First, because we belong to Christ, we can be assured that we will spend eternity with God in heaven. Let’s be honest. There are times when life on earth can become very discouraging. When disappointment follows upon disappointment, it is good to know that eventually we will be living in heaven where there will be no tears, no sadness and no bitterness. We will enjoy all the beautiful blessings of heaven. It is good to know that someday all will be perfect again. But there are more than just future benefits; there are also present ones.
We can also find rest, security and comfort in our personal lives. When family relationships seem to be reaching the breaking point, you will find security, strength and comfort in God alone. When things happen that make the future uncertain, God is there to be our rock and fortress. Regardless of what we face, if we belong to Jesus, we can enjoy God’s rest, which is true comfort.
And finally, while we can enjoy the gifts of salvation and comfort in Jesus Christ, we also have the benefit of serving the Lord in all we do. God is certainly our refuge at all times, but he never intends for us to hide in him from the world. Because of this great comfort we have, we must go out from the safety of the fortress and challenge the world with the reality of the Kingdom of God. We must, therefore, go out into the world and proclaim the good news of Jesus Christ even to those around us who would just as soon not hear it. In other words, we must seek to share the comfort we have with those who have none. We must feed the hungry; minister to the sick and sorrowing. We must offer encouragement to the discouraged. We must offer hope to those whom the world has rejected.

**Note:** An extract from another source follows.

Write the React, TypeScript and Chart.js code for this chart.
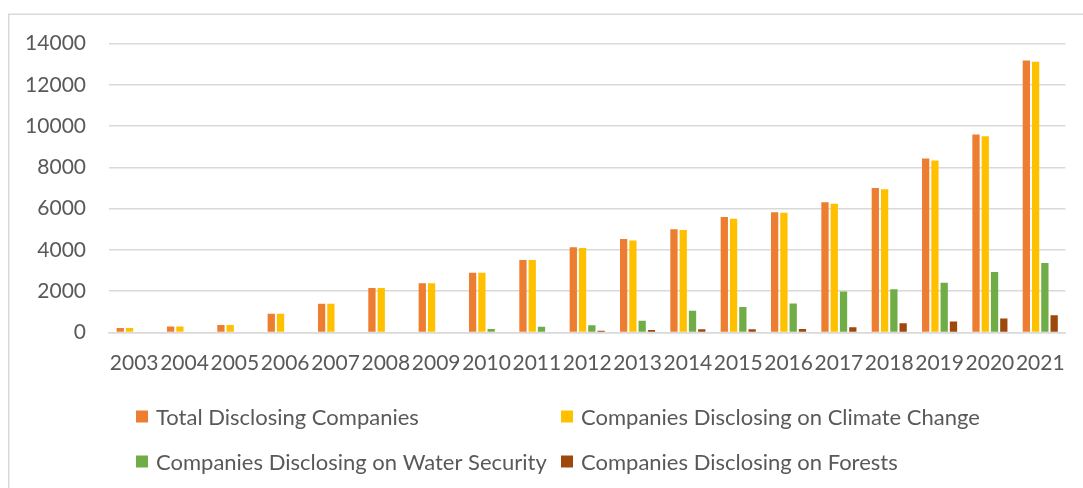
import React, { useEffect, useRef } from "react";
import { Chart, registerables } from "chart.js";

Chart.register(...registerables);

const years = ["2003","2004","2005","2006","2007","2008","2009","2010","2011","2012","2013","2014","2015","2016","2017","2018","2019","2020","2021"];
const totalDisclosing = [220, 290, 360, 905, 1390, 2160, 2380, 2895, 3510, 4125, 4525, 5000, 5600, 5830, 6310, 7000, 8430, 9590, 13180];
const climateChange = [220, 290, 360, 905, 1390, 2160, 2380, 2895, 3510, 4090, 4460, 4960, 5510, 5800, 6240, 6935, 8335, 9510, 13115];
const waterSecurity = [null, null, null, null, null, null, null, 170, 280, 350, 570, 1055, 1235, 1410, 1985, 2095, 2410, 2930, 3365];
const forests = [null, null, null, null, null, null, null, null, null, 90, 120, 155, 160, 175, 255, 450, 530, 675, 840];

const seriesLabels = [
  "Total Disclosing Companies",
  "Companies Disclosing on Climate Change",
  "Companies Disclosing on Water Security",
  "Companies Disclosing on Forests",
];
const seriesColors = ["#ED7D31", "#FFC000", "#70AD47", "#9E480E"];

const TEXT = "#595959";
const GRID = "#d9d9d9";
const FONT = "Lato";

const framePlugin = {
  id: "frame",
  beforeDraw(chart: any) {
    const ctx = chart.ctx;
    ctx.save();
    ctx.fillStyle = "#ffffff";
    ctx.fillRect(0, 0, chart.width, chart.height);
    ctx.strokeStyle = GRID;
    ctx.lineWidth = 1.5;
    ctx.strokeRect(8.75, 14.25, chart.width + 10, chart.height + 10);
    ctx.restore();
  },
};

const gridLegendPlugin = {
  id: "gridLegend",
  afterDraw(chart: any) {
    const ctx = chart.ctx;
    const cols = [136, 561];
    const rows = [416.5, 461.5];
    ctx.save();
    ctx.font = `22px ${FONT}`;
    ctx.textBaseline = "middle";
    ctx.textAlign = "left";
    chart.data.datasets.forEach((ds: any, i: number) => {
      const x = cols[i % 2];
      const y = rows[Math.floor(i / 2)];
      ctx.fillStyle = ds.backgroundColor;
      ctx.fillRect(x, y - 6, 12, 12);
      ctx.fillStyle = TEXT;
      ctx.fillText(ds.label, x + 20, y + 1);
    });
    ctx.restore();
  },
};

export default function App() {
  const ref = useRef<HTMLCanvasElement | null>(null);

  useEffect(() => {
    if (!ref.current) return;
    const series = [totalDisclosing, climateChange, waterSecurity, forests];
    const chart = new Chart(ref.current, {
      type: "bar",
      data: {
        labels: years,
        datasets: series.map((d, i) => ({
          label: seriesLabels[i],
          data: d as any,
          backgroundColor: seriesColors[i],
          borderWidth: 0,
          barPercentage: 0.785,
          categoryPercentage: 0.737,
        })),
      },
      options: {
        animation: false,
        responsive: false,
        maintainAspectRatio: false,
        layout: { padding: { left: 0, right: 15, top: 43.5, bottom: 95.5 } },
        plugins: {
          legend: { display: false },
          tooltip: { enabled: false },
        },
        scales: {
          x: {
            grid: { display: false, drawTicks: false },
            border: { display: true, color: GRID, width: 1.5 },
            ticks: {
              color: TEXT,
              font: { family: FONT, size: 21 },
              autoSkip: false,
              maxRotation: 0,
              minRotation: 0,
              padding: 18,
            },
            afterFit(scale: any) {
              scale.height = 60;
            },
          },
          y: {
            min: 0,
            max: 14000,
            grid: { color: GRID, lineWidth: 1.5, drawTicks: false },
            border: { display: false },
            ticks: {
              stepSize: 2000,
              color: TEXT,
              font: { family: FONT, size: 21 },
              padding: 23,
              callback: (v: any) => String(v),
            },
            afterFit(scale: any) {
              scale.width = 109;
            },
          },
        },
      },
      plugins: [framePlugin, gridLegendPlugin],
    });
    return () => chart.destroy();
  }, []);

  return (
    <div style={{ position: "fixed", left: 0, top: 0, width: 1083, height: 488, background: "#fff" }}>
      <canvas ref={ref} width={1083} height={488} style={{ display: "block", width: 1083, height: 488 }} />
    </div>
  );
}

And we must share the good news of Jesus with those who do not belong to Him. How many people have you encountered in your workplace or neighborhoods who believe that the way to get to heaven is to be “good enough?” That is a very common misunderstanding of Christianity: people have to be good enough to get to heaven. And the result is that they live in uncertainty and fear in the presence of God. These people need to hear about the love and grace of God shown in Jesus Christ. People who don’t know anything about Jesus need to hear about this grace as well and we need to share the good news with them too. And that is not easy; in fact, it may become frustrating, tiring, discouraging and frightening. However, God wants us to do whatever we can to share the comfort with others.
Listen to what Walter Maris says next: “I had invested 30 minutes of time and effort in another person’s life. Rarely are emergencies convenient; but if we are to give aid and comfort, we must make ourselves available when others need help. Philippians 2:3-4 tells us to look out for one another. God ministers to others through us when we serve those in need.” We can come up with lots of excuses for not putting forth some effort, but who knows how God will work when we share the comfort we have from God with others?
What comfort can you bring in the world around you in this coming week? Maybe it is a word of encouragement to one who is discouraged. Maybe it’s some comfort to one who is hurting. Perhaps a kind word to one who is lonely or feeling rejected. Maybe it’s simply the fact that it is Jesus alone, in his death and resurrection that saves us. Do you have the comfort that is being described in Psalm 62? Not an easy, luxurious life, but strength, security and power from God. If not, ask yourself if you really belong to God in Jesus Christ. If you don’t, give your life to Christ and let Him fill you with His comfort and strength. And if you have that comfort, are you doing what you can to help others experience God as their rock and fortress as well?